Veteran point guard Mike Conley was a shoo-in to assume third-best player duties before the 2019-20 season, but his first 41 games with the team were underwhelming. Battling injuries and inconsistent play all year, Conley’s averaging just 13.8 points and 4.3 assists per game on 40.5 percent shooting from the field.

After that, three candidates emerge for the title of the Jazz’s third-best player. Bojan Bogdanovic has excelled in his first season with the team. Joe Ingles, a fan-favorite, is the definition of a “you can’t just look at the box score and form an opinion” type of player. His impact goes beyond points, rebounds and assists. Jordan Clarkson has emerged as one of the best sixth-men in the league after coming over from Cleveland mid-season.

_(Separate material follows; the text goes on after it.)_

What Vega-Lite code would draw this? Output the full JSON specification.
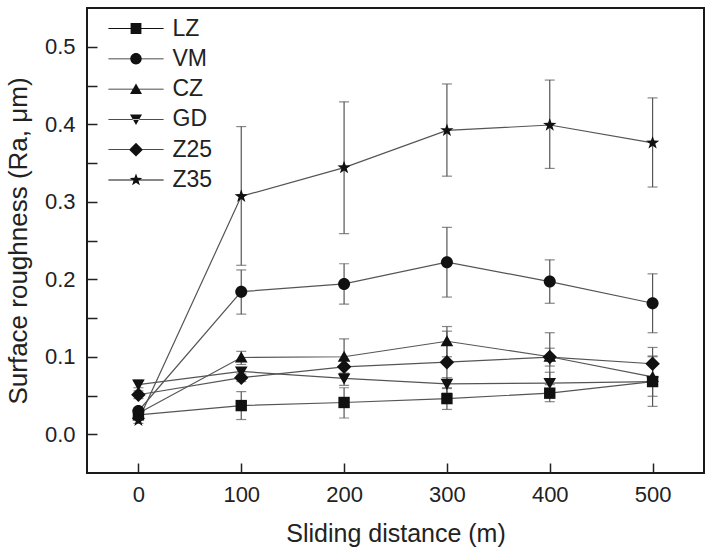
{
  "$schema": "https://vega.github.io/schema/vega-lite/v6.json",
  "width": 617,
  "height": 465,
  "autosize": "none",
  "padding": {"left": 87, "top": 8, "right": 3, "bottom": 78},
  "background": "white",
  "config": {
    "view": {"stroke": "#1a1a1a", "strokeWidth": 2},
    "font": "Liberation Sans",
    "axis": {"grid": false, "domain": false, "labelFont": "Liberation Sans", "titleFont": "Liberation Sans", "labelFontSize": 22, "titleFontSize": 25, "labelColor": "#222", "titleColor": "#222", "titleFontWeight": "normal", "tickColor": "#222", "tickWidth": 1.5}
  },
  "data": {"values": [
    {"series": "LZ", "x": 0, "y": 0.025, "lo": 0.021, "hi": 0.029},
    {"series": "LZ", "x": 100, "y": 0.037, "lo": 0.019, "hi": 0.055},
    {"series": "LZ", "x": 200, "y": 0.041, "lo": 0.021, "hi": 0.060},
    {"series": "LZ", "x": 300, "y": 0.046, "lo": 0.032, "hi": 0.060},
    {"series": "LZ", "x": 400, "y": 0.053, "lo": 0.042, "hi": 0.064},
    {"series": "LZ", "x": 500, "y": 0.068, "lo": 0.036, "hi": 0.100},
    {"series": "VM", "x": 0, "y": 0.030, "lo": 0.026, "hi": 0.034},
    {"series": "VM", "x": 100, "y": 0.184, "lo": 0.155, "hi": 0.212},
    {"series": "VM", "x": 200, "y": 0.194, "lo": 0.168, "hi": 0.220},
    {"series": "VM", "x": 300, "y": 0.222, "lo": 0.177, "hi": 0.267},
    {"series": "VM", "x": 400, "y": 0.197, "lo": 0.169, "hi": 0.225},
    {"series": "VM", "x": 500, "y": 0.169, "lo": 0.131, "hi": 0.207},
    {"series": "CZ", "x": 0, "y": 0.027, "lo": 0.023, "hi": 0.031},
    {"series": "CZ", "x": 100, "y": 0.099, "lo": 0.090, "hi": 0.107},
    {"series": "CZ", "x": 200, "y": 0.100, "lo": 0.078, "hi": 0.123},
    {"series": "CZ", "x": 300, "y": 0.120, "lo": 0.100, "hi": 0.139},
    {"series": "CZ", "x": 400, "y": 0.100, "lo": 0.070, "hi": 0.131},
    {"series": "CZ", "x": 500, "y": 0.074, "lo": 0.049, "hi": 0.101},
    {"series": "GD", "x": 0, "y": 0.064, "lo": 0.060, "hi": 0.070},
    {"series": "GD", "x": 100, "y": 0.081, "lo": 0.076, "hi": 0.086},
    {"series": "GD", "x": 200, "y": 0.072, "lo": 0.063, "hi": 0.079},
    {"series": "GD", "x": 300, "y": 0.065, "lo": 0.059, "hi": 0.073},
    {"series": "GD", "x": 400, "y": 0.066, "lo": 0.052, "hi": 0.080},
    {"series": "GD", "x": 500, "y": 0.068, "lo": 0.062, "hi": 0.074},
    {"series": "Z25", "x": 0, "y": 0.051, "lo": 0.046, "hi": 0.056},
    {"series": "Z25", "x": 100, "y": 0.073, "lo": 0.068, "hi": 0.078},
    {"series": "Z25", "x": 200, "y": 0.087, "lo": 0.078, "hi": 0.096},
    {"series": "Z25", "x": 300, "y": 0.093, "lo": 0.053, "hi": 0.133},
    {"series": "Z25", "x": 400, "y": 0.0996, "lo": 0.088, "hi": 0.111},
    {"series": "Z25", "x": 500, "y": 0.091, "lo": 0.071, "hi": 0.112},
    {"series": "Z35", "x": 0, "y": 0.018, "lo": 0.014, "hi": 0.022},
    {"series": "Z35", "x": 100, "y": 0.307, "lo": 0.218, "hi": 0.397},
    {"series": "Z35", "x": 200, "y": 0.344, "lo": 0.259, "hi": 0.429},
    {"series": "Z35", "x": 300, "y": 0.392, "lo": 0.333, "hi": 0.452},
    {"series": "Z35", "x": 400, "y": 0.399, "lo": 0.343, "hi": 0.457},
    {"series": "Z35", "x": 500, "y": 0.376, "lo": 0.319, "hi": 0.434}
  ]},
  "encoding": {
    "x": {"field": "x", "type": "quantitative", "scale": {"domain": [-50, 550], "nice": false, "zero": false},
      "axis": {"title": "Sliding distance (m)", "values": [0, 100, 200, 300, 400, 500], "tickSize": -10, "labelPadding": 21, "titlePadding": 16, "format": "d"}}
  },
  "layer": [
    {
      "mark": {"type": "rule", "color": "#555", "strokeWidth": 1.2},
      "encoding": {
        "y": {"field": "lo", "type": "quantitative", "scale": {"domain": [-0.05, 0.55], "nice": false, "zero": false},
          "axis": {"title": "Surface roughness (Ra, μm)", "titleFontSize": 26, "values": [0, 0.05, 0.1, 0.15, 0.2, 0.25, 0.3, 0.35, 0.4, 0.45, 0.5], "tickSize": -10, "labelPadding": 22, "titlePadding": 13,
            "labelExpr": "abs(round(datum.value*100)) % 10 == 0 ? format(datum.value, '.1f') : ''"}},
        "y2": {"field": "hi"}
      }
    },
    {
      "mark": {"type": "tick", "orient": "horizontal", "color": "#555", "size": 10, "thickness": 1.2},
      "encoding": {"y": {"field": "lo", "type": "quantitative"}}
    },
    {
      "mark": {"type": "tick", "orient": "horizontal", "color": "#555", "size": 10, "thickness": 1.2},
      "encoding": {"y": {"field": "hi", "type": "quantitative"}}
    },
    {
      "mark": {"type": "line", "color": "#555", "strokeWidth": 1.2},
      "encoding": {
        "y": {"field": "y", "type": "quantitative"},
        "detail": {"field": "series", "type": "nominal"}
      }
    },
    {
      "mark": {"type": "point", "filled": true, "color": "#111", "opacity": 1, "size": 160},
      "encoding": {
        "y": {"field": "y", "type": "quantitative"},
        "shape": {"field": "series", "type": "nominal", "legend": null,
          "scale": {"domain": ["LZ", "VM", "CZ", "GD", "Z25", "Z35"],
            "range": [
              "M-0.9,-0.9H0.9V0.9H-0.9Z",
              "M0.95,0A0.95,0.95,0,1,1,-0.95,0A0.95,0.95,0,1,1,0.95,0Z",
              "M0,-0.95L1,0.8L-1,0.8Z",
              "M0,0.95L1,-0.8L-1,-0.8Z",
              "M0,-1.15L1.15,0L0,1.15L-1.15,0Z",
              "M0,-1.1L0.26,-0.36L1.05,-0.34L0.42,0.14L0.65,0.89L0,0.44L-0.65,0.89L-0.42,0.14L-1.05,-0.34L-0.26,-0.36Z"
            ]}}
      }
    },
    {
      "mark": {"type": "point", "filled": true, "color": "#111", "opacity": 0, "size": 144},
      "encoding": {
        "y": {"field": "y", "type": "quantitative"},
        "shape": {"field": "series", "type": "nominal",
          "scale": {"domain": ["LZ", "VM", "CZ", "GD", "Z25", "Z35"],
            "range": [
              "M-4.6,-0.07H4.6V0.07H-4.6ZM-0.9,-0.9H0.9V0.9H-0.9Z",
              "M-4.6,-0.07H4.6V0.07H-4.6ZM0.95,0A0.95,0.95,0,1,1,-0.95,0A0.95,0.95,0,1,1,0.95,0Z",
              "M-4.6,-0.07H4.6V0.07H-4.6ZM0,-0.95L1,0.8L-1,0.8Z",
              "M-4.6,-0.07H4.6V0.07H-4.6ZM0,0.95L1,-0.8L-1,-0.8Z",
              "M-4.6,-0.07H4.6V0.07H-4.6ZM0,-1.15L1.15,0L0,1.15L-1.15,0Z",
              "M-4.6,-0.07H4.6V0.07H-4.6ZM0,-1.1L0.26,-0.36L1.05,-0.34L0.42,0.14L0.65,0.89L0,0.44L-0.65,0.89L-0.42,0.14L-1.05,-0.34L-0.26,-0.36Z"
            ]},
          "legend": {"title": null, "orient": "none", "legendX": 37.5, "legendY": 9, "labelFont": "Liberation Sans", "labelFontSize": 23, "labelColor": "#222", "labelOffset": 25, "rowPadding": 6.3, "padding": 0, "symbolSize": 144,
            "symbolFillColor": "#222", "symbolStrokeWidth": 0, "symbolOpacity": 1,
            "encode": {"symbols": {"update": {"opacity": {"value": 1}, "fill": {"value": "#222"}, "strokeWidth": {"value": 0}}}}}
        }
      }
    }
  ],
  "resolve": {"scale": {"shape": "independent"}}
}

So… who is it? Clarkson is likely the first one to be eliminated. While his steady presence off the bench has been tremendous and his efficiency is impressive, he doesn’t bring much to the table outside of scoring.

Ingles’ 9.8 points per game are the fewest he’s averaged since 2016-17, but he’s also been in and out of the starting lineup all season. His willingness to do whatever is asked of him — and do it well — means a lot to the Utah Jazz.

The offseason’s second-biggest addition, Bogdanovic, has resulted in the 31-year-old being the team’s third-best player. In 63 starts this season, he’s averaging a career-high 20.2 points per game and shooting a scorching 41.4 percent on 3-pointers. Bogdanovic has served as a consistent scoring threat and a clutch performer when the Jazz have needed him.

He doesn’t bring the defensive value nor facilitating prowess of Ingles, but Bogdanovic would be a great tertiary option on a contending team. He oftentimes finds himself as the second option in Utah, behind Mitchell and ahead of Gobert or Conley. With how the Jazz are currently constructed, that works just fine.

The end result of the Conley-Bogdanovic experiment has yet to be determined. If all goes as planned, the band will be back together in 2020-21. Hopefully, health won’t be an issue for Conley and he’ll come back a rejuvenated player. Bogdanovic and the rest of the squad will play their respective roles. If the backcourt takes a step forward, the Jazz could make the leap from very good to a potentially elite team.

A lot can change between now and then. For now, Bogdanovic is the Utah Jazz’s third-best player. To this point, he’s been worth every penny of the four-year, $73 million deal he signed in June.